--- BEGIN SOURCE DATA ---

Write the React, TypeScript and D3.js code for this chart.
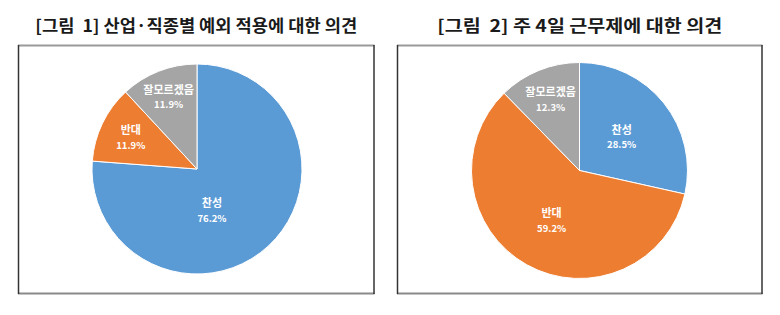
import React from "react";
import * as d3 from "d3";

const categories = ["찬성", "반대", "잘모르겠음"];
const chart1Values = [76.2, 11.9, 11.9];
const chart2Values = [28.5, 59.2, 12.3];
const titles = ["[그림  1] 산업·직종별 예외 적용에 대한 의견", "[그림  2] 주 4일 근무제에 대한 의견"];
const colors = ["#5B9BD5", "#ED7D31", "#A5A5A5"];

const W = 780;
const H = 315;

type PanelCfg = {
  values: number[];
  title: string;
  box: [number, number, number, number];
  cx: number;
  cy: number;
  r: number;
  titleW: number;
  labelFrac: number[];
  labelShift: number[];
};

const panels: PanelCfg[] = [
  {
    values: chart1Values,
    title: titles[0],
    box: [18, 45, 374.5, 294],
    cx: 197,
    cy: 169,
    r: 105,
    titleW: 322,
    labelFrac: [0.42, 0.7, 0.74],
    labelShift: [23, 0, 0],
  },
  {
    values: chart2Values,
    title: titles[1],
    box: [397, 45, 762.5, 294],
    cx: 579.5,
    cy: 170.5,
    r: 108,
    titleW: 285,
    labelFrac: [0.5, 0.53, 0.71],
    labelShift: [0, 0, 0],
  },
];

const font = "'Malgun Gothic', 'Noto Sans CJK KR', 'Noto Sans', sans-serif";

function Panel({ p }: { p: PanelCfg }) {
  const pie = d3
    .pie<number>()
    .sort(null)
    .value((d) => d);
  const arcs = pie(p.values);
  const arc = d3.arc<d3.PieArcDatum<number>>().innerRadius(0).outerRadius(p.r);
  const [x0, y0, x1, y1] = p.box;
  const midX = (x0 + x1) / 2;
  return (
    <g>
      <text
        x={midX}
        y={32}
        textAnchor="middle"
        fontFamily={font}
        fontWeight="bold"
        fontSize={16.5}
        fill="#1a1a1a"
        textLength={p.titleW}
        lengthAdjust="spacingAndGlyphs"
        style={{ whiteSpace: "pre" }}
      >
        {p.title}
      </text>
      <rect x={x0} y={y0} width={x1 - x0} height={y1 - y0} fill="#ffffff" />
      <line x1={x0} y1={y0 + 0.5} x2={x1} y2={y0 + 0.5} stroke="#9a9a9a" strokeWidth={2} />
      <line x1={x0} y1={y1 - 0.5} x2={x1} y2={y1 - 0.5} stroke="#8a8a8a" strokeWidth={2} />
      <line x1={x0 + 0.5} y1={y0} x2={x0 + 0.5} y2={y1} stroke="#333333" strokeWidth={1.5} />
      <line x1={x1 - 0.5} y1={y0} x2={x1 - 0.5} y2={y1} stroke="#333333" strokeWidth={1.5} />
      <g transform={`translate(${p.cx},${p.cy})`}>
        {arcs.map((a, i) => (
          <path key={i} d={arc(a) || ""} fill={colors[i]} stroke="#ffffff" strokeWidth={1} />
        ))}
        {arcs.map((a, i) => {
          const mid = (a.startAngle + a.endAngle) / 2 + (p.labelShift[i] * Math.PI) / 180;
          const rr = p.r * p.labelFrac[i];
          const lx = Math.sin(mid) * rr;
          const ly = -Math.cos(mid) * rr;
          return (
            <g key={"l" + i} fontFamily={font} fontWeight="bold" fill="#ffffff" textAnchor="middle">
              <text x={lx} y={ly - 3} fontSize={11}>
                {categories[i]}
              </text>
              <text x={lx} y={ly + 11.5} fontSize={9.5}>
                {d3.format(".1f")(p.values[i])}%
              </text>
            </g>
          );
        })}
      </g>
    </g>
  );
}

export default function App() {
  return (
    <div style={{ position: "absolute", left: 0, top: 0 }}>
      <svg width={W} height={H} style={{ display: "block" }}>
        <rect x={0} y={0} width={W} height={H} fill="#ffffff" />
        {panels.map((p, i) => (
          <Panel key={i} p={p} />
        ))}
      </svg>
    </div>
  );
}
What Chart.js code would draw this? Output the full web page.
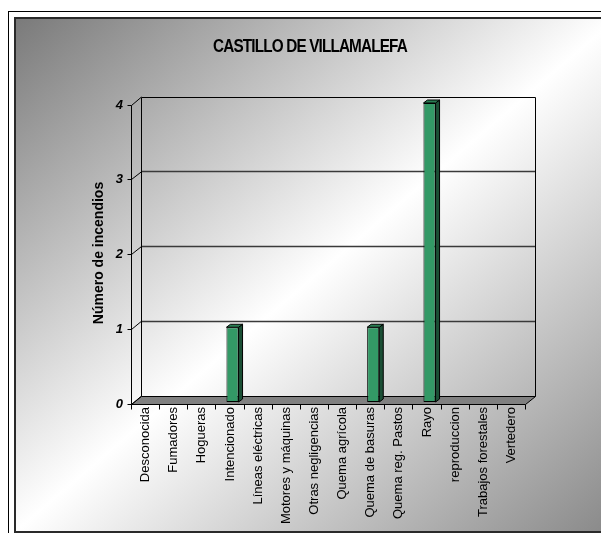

--- END SOURCE DATA ---

__PROBLEM TO SOLVE__. From the first line above through the line containing "Gothic', 'Noto Sans", copy everything exactly, without the pictures.

__THE RESULT__.
Write the React, TypeScript and D3.js code for this chart.
import React from "react";
import * as d3 from "d3";

const categories = ["찬성", "반대", "잘모르겠음"];
const chart1Values = [76.2, 11.9, 11.9];
const chart2Values = [28.5, 59.2, 12.3];
const titles = ["[그림  1] 산업·직종별 예외 적용에 대한 의견", "[그림  2] 주 4일 근무제에 대한 의견"];
const colors = ["#5B9BD5", "#ED7D31", "#A5A5A5"];

const W = 780;
const H = 315;

type PanelCfg = {
  values: number[];
  title: string;
  box: [number, number, number, number];
  cx: number;
  cy: number;
  r: number;
  titleW: number;
  labelFrac: number[];
  labelShift: number[];
};

const panels: PanelCfg[] = [
  {
    values: chart1Values,
    title: titles[0],
    box: [18, 45, 374.5, 294],
    cx: 197,
    cy: 169,
    r: 105,
    titleW: 322,
    labelFrac: [0.42, 0.7, 0.74],
    labelShift: [23, 0, 0],
  },
  {
    values: chart2Values,
    title: titles[1],
    box: [397, 45, 762.5, 294],
    cx: 579.5,
    cy: 170.5,
    r: 108,
    titleW: 285,
    labelFrac: [0.5, 0.53, 0.71],
    labelShift: [0, 0, 0],
  },
];

const font = "'Malgun Gothic', 'Noto Sans CJK KR', 'Noto Sans', sans-serif";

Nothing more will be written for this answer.